The statement comes in response to an explosive press conference Thursday morning in which Chicago Police Superintendent Eddie Johnson unloaded on Smollett for what he described as his "shameful" orchestration of a fake hate crime which took "advantage of the pain and anger of racism to advance his career."
"As a black man who spent his entire life living in the city of Chicago, I know the racial divide that exists here," said the superintendent (video below). "I know how hard it's been for our city and our nation to come together. ... How can an individual who's been embraced by the city of Chicago turn around and slap everyone in this city in the face by making these false claims?"
"Bogus police reports cause real harm," said Johnson "They do harm to every legitimate victim who is in need of support by police and investigators as well as the citizens of this city."
In the press conference, Johnson revealed more details about the alleged hate hoax, including that investigators believe Smollett staged the attack and the fake hate letter because he felt that he deserved better pay for his role on "Empire." Johnson also said Smollett paid his co-conspirators, two American brothers of Nigerian descent, with a check.
The disorderly conduct for filing a false police report charge is a Class 4 felony in Illinois, which potentially carries a one- to three-year prison sentence. The allegation about the letter has been turned over to federal investigators and could result in additional charges, Johnson indicated.

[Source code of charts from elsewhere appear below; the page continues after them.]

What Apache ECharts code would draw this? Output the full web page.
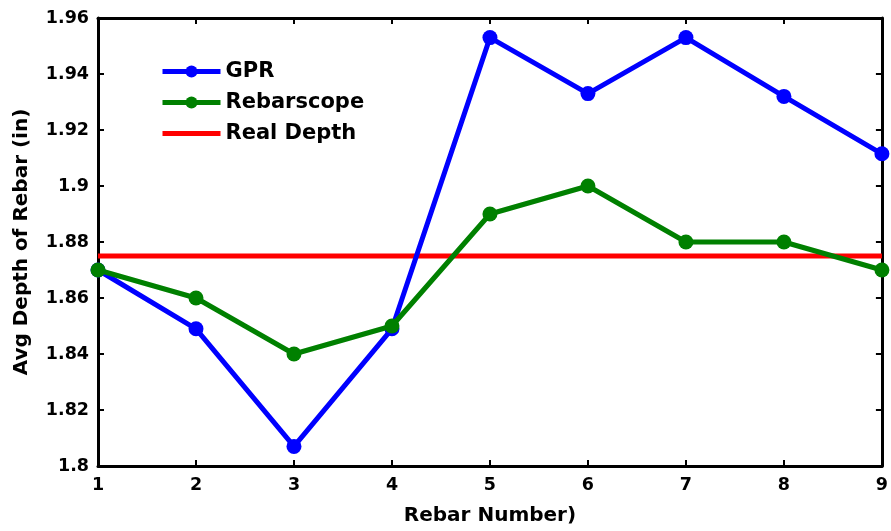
<!DOCTYPE html>
<html><head><meta charset="utf-8">
<script src="https://cdn.jsdelivr.net/npm/echarts@6/dist/echarts.min.js"></script>
<style>html,body{margin:0;padding:0;background:#fff}#c{width:891px;height:531px}</style>
</head><body><div id="c"></div>
<script>
const rebarNumbers = [1, 2, 3, 4, 5, 6, 7, 8, 9];
const gprValues = [1.870, 1.849, 1.807, 1.849, 1.953, 1.933, 1.953, 1.932, 1.9115];
const rebarscopeValues = [1.870, 1.860, 1.840, 1.850, 1.890, 1.900, 1.880, 1.880, 1.870];
const realDepth = 1.875;
const yTicks = [1.8, 1.82, 1.84, 1.86, 1.88, 1.9, 1.92, 1.94, 1.96];

const font = 'DejaVu Sans, sans-serif';
const chart = echarts.init(document.getElementById('c'));
const pair = arr => rebarNumbers.map((x, i) => [x, arr[i]]);
const axisCommon = {
  axisLine: {show: true, onZero: false, lineStyle: {color: '#000', width: 3}},
  axisTick: {show: true, inside: true, length: 6, lineStyle: {color: '#000', width: 2}},
  splitLine: {show: false}
};
chart.setOption({
  animation: false,
  backgroundColor: '#fff',
  grid: {left: 98, right: 5, top: 18, bottom: 61, containLabel: false},
  legend: {
    left: 155, top: 56, orient: 'vertical', itemGap: 10,
    itemWidth: 58, itemHeight: 15,
    lineStyle: {width: 5},
    textStyle: {fontFamily: font, fontWeight: 'bold', fontSize: 21, color: '#000'},
    data: ['GPR', 'Rebarscope', {name: 'Real Depth', itemStyle: {opacity: 0}}]
  },
  xAxis: [
    Object.assign({
      type: 'value', min: 1, max: 9, interval: 1, position: 'bottom',
      name: 'Rebar Number)', nameLocation: 'middle', nameGap: 40,
      nameTextStyle: {fontFamily: font, fontWeight: 'bold', fontSize: 20, color: '#000'},
      axisLabel: {fontFamily: font, fontWeight: 'bold', fontSize: 17.5, color: '#000', margin: 10}
    }, axisCommon),
    Object.assign({
      type: 'value', min: 1, max: 9, interval: 1, position: 'top',
      axisLabel: {show: false}
    }, axisCommon)
  ],
  yAxis: [
    Object.assign({
      type: 'value', min: 1.8, max: 1.96, interval: 0.02, position: 'left',
      name: 'Avg Depth of Rebar (in)', nameLocation: 'middle', nameGap: 66,
      nameTextStyle: {fontFamily: font, fontWeight: 'bold', fontSize: 20, color: '#000'},
      axisLabel: {fontFamily: font, fontWeight: 'bold', fontSize: 17.5, color: '#000', margin: 9,
        formatter: v => { const t = yTicks.find(k => Math.abs(k - v) < 1e-6); return t === undefined ? '' : String(t); }}
    }, axisCommon),
    Object.assign({
      type: 'value', min: 1.8, max: 1.96, interval: 0.02, position: 'right',
      axisLabel: {show: false}
    }, axisCommon)
  ],
  series: [
    {name: 'Real Depth', type: 'line', data: [[1, realDepth], [9, realDepth]], symbol: 'none',
     lineStyle: {color: '#ff0000', width: 5}, itemStyle: {color: '#ff0000'}, z: 1},
    {name: 'GPR', type: 'line', data: pair(gprValues), symbol: 'circle', symbolSize: 15,
     lineStyle: {color: '#0000ff', width: 5}, itemStyle: {color: '#0000ff'}, z: 2},
    {name: 'Rebarscope', type: 'line', data: pair(rebarscopeValues), symbol: 'circle', symbolSize: 15,
     lineStyle: {color: '#008000', width: 5}, itemStyle: {color: '#008000'}, z: 3}
  ]
});
</script></body></html>
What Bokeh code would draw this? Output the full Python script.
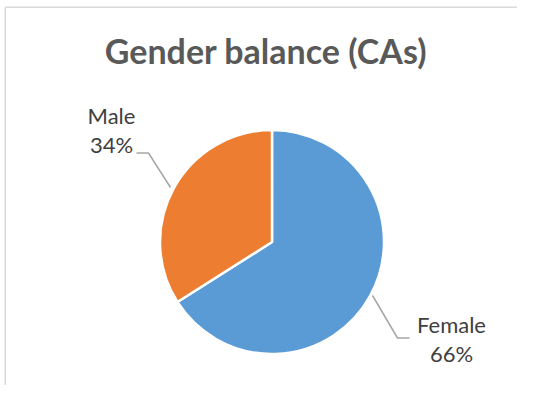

Johnson also had some choice words for the national media, celebrities, and politicians (including "even presidential candidates"), who uncritically reported Smollett's claims. "To make things worse, the accusations within this phony attack received national attention for weeks. Celebrities, news commentators and even presidential candidates weighed in on something that was choreographed by an actor," he said, adding poignantly: "I wish the families of gun violence in this city got so much attention."